*Brief*. Each line below should be retyped exactly, with no pictures.

*Given material*.
○ ○ ○ ○ ○
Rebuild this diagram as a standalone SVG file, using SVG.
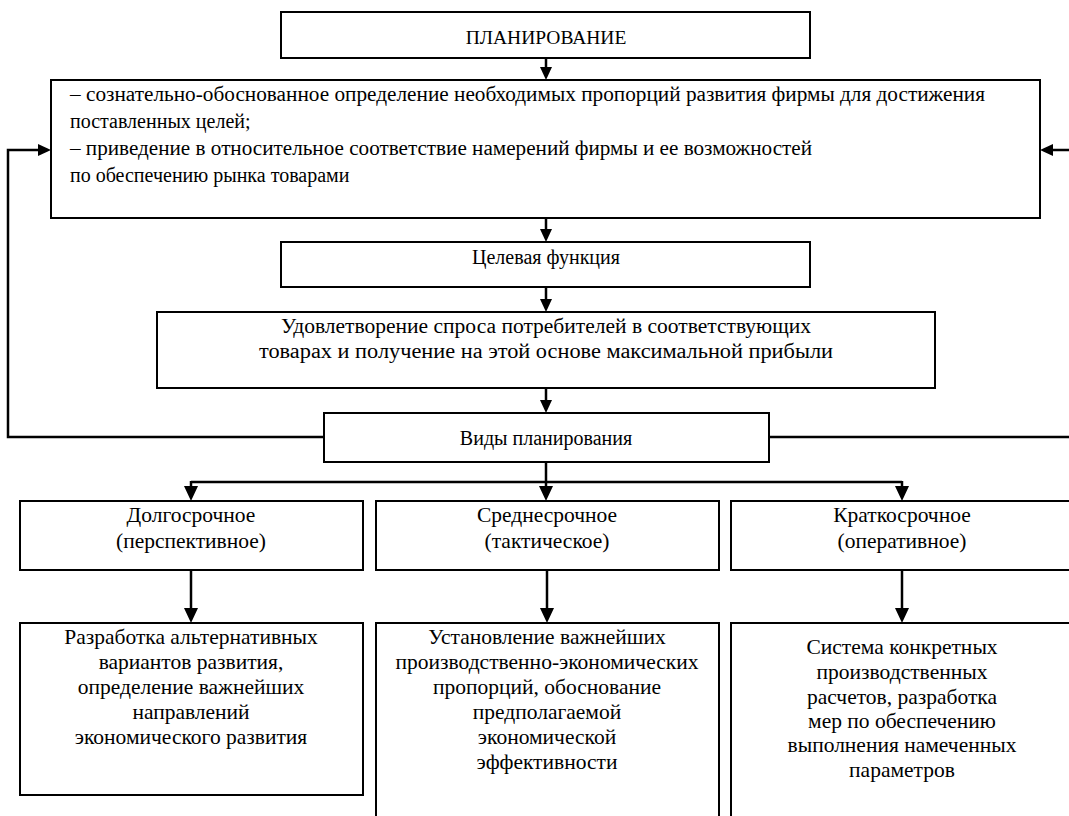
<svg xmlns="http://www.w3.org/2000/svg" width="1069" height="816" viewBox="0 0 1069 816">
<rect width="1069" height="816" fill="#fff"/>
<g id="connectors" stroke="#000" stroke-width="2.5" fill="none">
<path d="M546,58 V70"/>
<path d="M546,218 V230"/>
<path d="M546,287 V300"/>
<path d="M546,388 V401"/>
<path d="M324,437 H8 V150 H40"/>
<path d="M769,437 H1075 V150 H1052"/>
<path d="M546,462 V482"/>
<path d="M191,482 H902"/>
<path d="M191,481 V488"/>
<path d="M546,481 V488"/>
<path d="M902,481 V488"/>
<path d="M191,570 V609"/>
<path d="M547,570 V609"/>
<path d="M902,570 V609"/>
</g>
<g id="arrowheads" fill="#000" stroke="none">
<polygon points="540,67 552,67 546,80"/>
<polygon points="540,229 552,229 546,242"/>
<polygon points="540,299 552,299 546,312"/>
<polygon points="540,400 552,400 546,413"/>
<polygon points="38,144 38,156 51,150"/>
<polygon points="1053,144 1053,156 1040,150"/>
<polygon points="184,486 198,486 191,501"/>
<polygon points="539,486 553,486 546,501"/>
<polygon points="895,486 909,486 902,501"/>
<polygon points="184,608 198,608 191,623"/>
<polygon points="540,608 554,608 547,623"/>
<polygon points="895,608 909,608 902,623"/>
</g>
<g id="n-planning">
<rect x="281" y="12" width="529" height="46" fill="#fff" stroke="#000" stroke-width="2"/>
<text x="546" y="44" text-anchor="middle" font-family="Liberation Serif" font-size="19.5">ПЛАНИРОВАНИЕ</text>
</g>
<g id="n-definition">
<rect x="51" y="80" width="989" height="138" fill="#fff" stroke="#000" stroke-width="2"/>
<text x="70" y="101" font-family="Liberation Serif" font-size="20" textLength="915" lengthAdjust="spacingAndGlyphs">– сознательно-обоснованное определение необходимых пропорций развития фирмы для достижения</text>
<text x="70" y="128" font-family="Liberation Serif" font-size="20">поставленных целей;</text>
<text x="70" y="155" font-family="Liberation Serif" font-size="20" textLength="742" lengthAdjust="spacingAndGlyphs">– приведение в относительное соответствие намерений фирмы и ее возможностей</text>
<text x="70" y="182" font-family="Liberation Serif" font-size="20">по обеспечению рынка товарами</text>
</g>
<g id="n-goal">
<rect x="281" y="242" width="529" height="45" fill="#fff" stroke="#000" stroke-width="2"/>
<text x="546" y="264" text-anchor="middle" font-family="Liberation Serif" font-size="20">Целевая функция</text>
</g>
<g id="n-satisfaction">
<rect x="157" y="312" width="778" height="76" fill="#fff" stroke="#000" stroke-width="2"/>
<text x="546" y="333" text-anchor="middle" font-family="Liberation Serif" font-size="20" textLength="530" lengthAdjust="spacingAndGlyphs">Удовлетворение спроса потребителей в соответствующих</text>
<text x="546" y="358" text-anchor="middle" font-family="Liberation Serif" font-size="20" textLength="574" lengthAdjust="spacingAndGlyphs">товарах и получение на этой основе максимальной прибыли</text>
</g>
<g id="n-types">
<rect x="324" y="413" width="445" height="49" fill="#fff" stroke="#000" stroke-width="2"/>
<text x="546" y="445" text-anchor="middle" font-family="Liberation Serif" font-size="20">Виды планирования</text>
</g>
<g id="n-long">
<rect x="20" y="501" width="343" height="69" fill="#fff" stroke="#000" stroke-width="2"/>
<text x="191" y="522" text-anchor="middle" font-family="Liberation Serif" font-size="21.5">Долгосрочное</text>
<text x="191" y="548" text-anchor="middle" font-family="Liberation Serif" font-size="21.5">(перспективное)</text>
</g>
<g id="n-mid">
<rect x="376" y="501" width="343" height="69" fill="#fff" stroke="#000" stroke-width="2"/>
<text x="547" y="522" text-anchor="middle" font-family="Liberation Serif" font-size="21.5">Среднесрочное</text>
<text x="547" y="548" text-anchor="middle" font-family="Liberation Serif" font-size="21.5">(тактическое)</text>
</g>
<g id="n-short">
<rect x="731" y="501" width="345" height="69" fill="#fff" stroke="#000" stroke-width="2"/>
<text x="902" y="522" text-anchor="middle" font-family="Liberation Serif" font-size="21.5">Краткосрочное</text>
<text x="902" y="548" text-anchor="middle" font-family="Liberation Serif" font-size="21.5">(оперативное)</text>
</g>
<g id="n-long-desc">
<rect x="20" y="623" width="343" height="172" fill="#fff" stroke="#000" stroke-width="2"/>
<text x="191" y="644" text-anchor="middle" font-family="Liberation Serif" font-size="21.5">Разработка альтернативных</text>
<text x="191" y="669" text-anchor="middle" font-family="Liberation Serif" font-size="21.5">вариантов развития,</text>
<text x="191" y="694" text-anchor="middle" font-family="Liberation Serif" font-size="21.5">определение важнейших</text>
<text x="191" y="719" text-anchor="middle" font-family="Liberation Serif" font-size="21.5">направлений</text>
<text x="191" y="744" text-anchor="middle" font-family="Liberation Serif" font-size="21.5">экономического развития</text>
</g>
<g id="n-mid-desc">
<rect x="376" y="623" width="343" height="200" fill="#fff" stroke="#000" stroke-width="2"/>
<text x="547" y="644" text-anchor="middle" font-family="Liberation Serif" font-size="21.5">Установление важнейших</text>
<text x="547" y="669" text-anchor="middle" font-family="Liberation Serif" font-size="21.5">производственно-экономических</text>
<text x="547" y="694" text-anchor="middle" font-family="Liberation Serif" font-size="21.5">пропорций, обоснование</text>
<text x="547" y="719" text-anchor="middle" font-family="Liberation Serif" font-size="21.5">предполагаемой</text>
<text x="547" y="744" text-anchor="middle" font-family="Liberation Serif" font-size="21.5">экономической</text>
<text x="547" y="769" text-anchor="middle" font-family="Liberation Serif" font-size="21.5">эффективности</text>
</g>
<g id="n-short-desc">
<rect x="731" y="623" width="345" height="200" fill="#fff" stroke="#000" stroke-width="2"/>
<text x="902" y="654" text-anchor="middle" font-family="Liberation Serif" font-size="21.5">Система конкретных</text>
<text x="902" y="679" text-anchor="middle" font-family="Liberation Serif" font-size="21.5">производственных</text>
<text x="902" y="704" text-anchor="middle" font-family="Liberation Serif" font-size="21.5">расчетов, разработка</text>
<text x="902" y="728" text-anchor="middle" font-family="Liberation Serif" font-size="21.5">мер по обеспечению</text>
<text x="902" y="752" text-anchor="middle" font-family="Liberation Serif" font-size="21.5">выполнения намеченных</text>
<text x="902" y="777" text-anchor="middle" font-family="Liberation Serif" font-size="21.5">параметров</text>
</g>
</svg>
○ ○ ○ ○ ○
*Solved exercise*.
Rebuild this diagram as a standalone SVG file, using SVG.
<svg xmlns="http://www.w3.org/2000/svg" width="1069" height="816" viewBox="0 0 1069 816">
<rect width="1069" height="816" fill="#fff"/>
<g id="connectors" stroke="#000" stroke-width="2.5" fill="none">
<path d="M546,58 V70"/>
<path d="M546,218 V230"/>
<path d="M546,287 V300"/>
<path d="M546,388 V401"/>
<path d="M324,437 H8 V150 H40"/>
<path d="M769,437 H1075 V150 H1052"/>
<path d="M546,462 V482"/>
<path d="M191,482 H902"/>
<path d="M191,481 V488"/>
<path d="M546,481 V488"/>
<path d="M902,481 V488"/>
<path d="M191,570 V609"/>
<path d="M547,570 V609"/>
<path d="M902,570 V609"/>
</g>
<g id="arrowheads" fill="#000" stroke="none">
<polygon points="540,67 552,67 546,80"/>
<polygon points="540,229 552,229 546,242"/>
<polygon points="540,299 552,299 546,312"/>
<polygon points="540,400 552,400 546,413"/>
<polygon points="38,144 38,156 51,150"/>
<polygon points="1053,144 1053,156 1040,150"/>
<polygon points="184,486 198,486 191,501"/>
<polygon points="539,486 553,486 546,501"/>
<polygon points="895,486 909,486 902,501"/>
<polygon points="184,608 198,608 191,623"/>
<polygon points="540,608 554,608 547,623"/>
<polygon points="895,608 909,608 902,623"/>
</g>
<g id="n-planning">
<rect x="281" y="12" width="529" height="46" fill="#fff" stroke="#000" stroke-width="2"/>
<text x="546" y="44" text-anchor="middle" font-family="Liberation Serif" font-size="19.5">ПЛАНИРОВАНИЕ</text>
</g>
<g id="n-definition">
<rect x="51" y="80" width="989" height="138" fill="#fff" stroke="#000" stroke-width="2"/>
<text x="70" y="101" font-family="Liberation Serif" font-size="20" textLength="915" lengthAdjust="spacingAndGlyphs">– сознательно-обоснованное определение необходимых пропорций развития фирмы для достижения</text>
<text x="70" y="128" font-family="Liberation Serif" font-size="20">поставленных целей;</text>
<text x="70" y="155" font-family="Liberation Serif" font-size="20" textLength="742" lengthAdjust="spacingAndGlyphs">– приведение в относительное соответствие намерений фирмы и ее возможностей</text>
<text x="70" y="182" font-family="Liberation Serif" font-size="20">по обеспечению рынка товарами</text>
</g>
<g id="n-goal">
<rect x="281" y="242" width="529" height="45" fill="#fff" stroke="#000" stroke-width="2"/>
<text x="546" y="264" text-anchor="middle" font-family="Liberation Serif" font-size="20">Целевая функция</text>
</g>
<g id="n-satisfaction">
<rect x="157" y="312" width="778" height="76" fill="#fff" stroke="#000" stroke-width="2"/>
<text x="546" y="333" text-anchor="middle" font-family="Liberation Serif" font-size="20" textLength="530" lengthAdjust="spacingAndGlyphs">Удовлетворение спроса потребителей в соответствующих</text>
<text x="546" y="358" text-anchor="middle" font-family="Liberation Serif" font-size="20" textLength="574" lengthAdjust="spacingAndGlyphs">товарах и получение на этой основе максимальной прибыли</text>
</g>
<g id="n-types">
<rect x="324" y="413" width="445" height="49" fill="#fff" stroke="#000" stroke-width="2"/>
<text x="546" y="445" text-anchor="middle" font-family="Liberation Serif" font-size="20">Виды планирования</text>
</g>
<g id="n-long">
<rect x="20" y="501" width="343" height="69" fill="#fff" stroke="#000" stroke-width="2"/>
<text x="191" y="522" text-anchor="middle" font-family="Liberation Serif" font-size="21.5">Долгосрочное</text>
<text x="191" y="548" text-anchor="middle" font-family="Liberation Serif" font-size="21.5">(перспективное)</text>
</g>
<g id="n-mid">
<rect x="376" y="501" width="343" height="69" fill="#fff" stroke="#000" stroke-width="2"/>
<text x="547" y="522" text-anchor="middle" font-family="Liberation Serif" font-size="21.5">Среднесрочное</text>
<text x="547" y="548" text-anchor="middle" font-family="Liberation Serif" font-size="21.5">(тактическое)</text>
</g>
<g id="n-short">
<rect x="731" y="501" width="345" height="69" fill="#fff" stroke="#000" stroke-width="2"/>
<text x="902" y="522" text-anchor="middle" font-family="Liberation Serif" font-size="21.5">Краткосрочное</text>
<text x="902" y="548" text-anchor="middle" font-family="Liberation Serif" font-size="21.5">(оперативное)</text>
</g>
<g id="n-long-desc">
<rect x="20" y="623" width="343" height="172" fill="#fff" stroke="#000" stroke-width="2"/>
<text x="191" y="644" text-anchor="middle" font-family="Liberation Serif" font-size="21.5">Разработка альтернативных</text>
<text x="191" y="669" text-anchor="middle" font-family="Liberation Serif" font-size="21.5">вариантов развития,</text>
<text x="191" y="694" text-anchor="middle" font-family="Liberation Serif" font-size="21.5">определение важнейших</text>
<text x="191" y="719" text-anchor="middle" font-family="Liberation Serif" font-size="21.5">направлений</text>
<text x="191" y="744" text-anchor="middle" font-family="Liberation Serif" font-size="21.5">экономического развития</text>
</g>
<g id="n-mid-desc">
<rect x="376" y="623" width="343" height="200" fill="#fff" stroke="#000" stroke-width="2"/>
<text x="547" y="644" text-anchor="middle" font-family="Liberation Serif" font-size="21.5">Установление важнейших</text>
<text x="547" y="669" text-anchor="middle" font-family="Liberation Serif" font-size="21.5">производственно-экономических</text>
<text x="547" y="694" text-anchor="middle" font-family="Liberation Serif" font-size="21.5">пропорций, обоснование</text>
<text x="547" y="719" text-anchor="middle" font-family="Liberation Serif" font-size="21.5">предполагаемой</text>
<text x="547" y="744" text-anchor="middle" font-family="Liberation Serif" font-size="21.5">экономической</text>
<text x="547" y="769" text-anchor="middle" font-family="Liberation Serif" font-size="21.5">эффективности</text>
</g>
<g id="n-short-desc">
<rect x="731" y="623" width="345" height="200" fill="#fff" stroke="#000" stroke-width="2"/>
<text x="902" y="654" text-anchor="middle" font-family="Liberation Serif" font-size="21.5">Система конкретных</text>
<text x="902" y="679" text-anchor="middle" font-family="Liberation Serif" font-size="21.5">производственных</text>
<text x="902" y="704" text-anchor="middle" font-family="Liberation Serif" font-size="21.5">расчетов, разработка</text>
<text x="902" y="728" text-anchor="middle" font-family="Liberation Serif" font-size="21.5">мер по обеспечению</text>
<text x="902" y="752" text-anchor="middle" font-family="Liberation Serif" font-size="21.5">выполнения намеченных</text>
<text x="902" y="777" text-anchor="middle" font-family="Liberation Serif" font-size="21.5">параметров</text>
</g>
</svg>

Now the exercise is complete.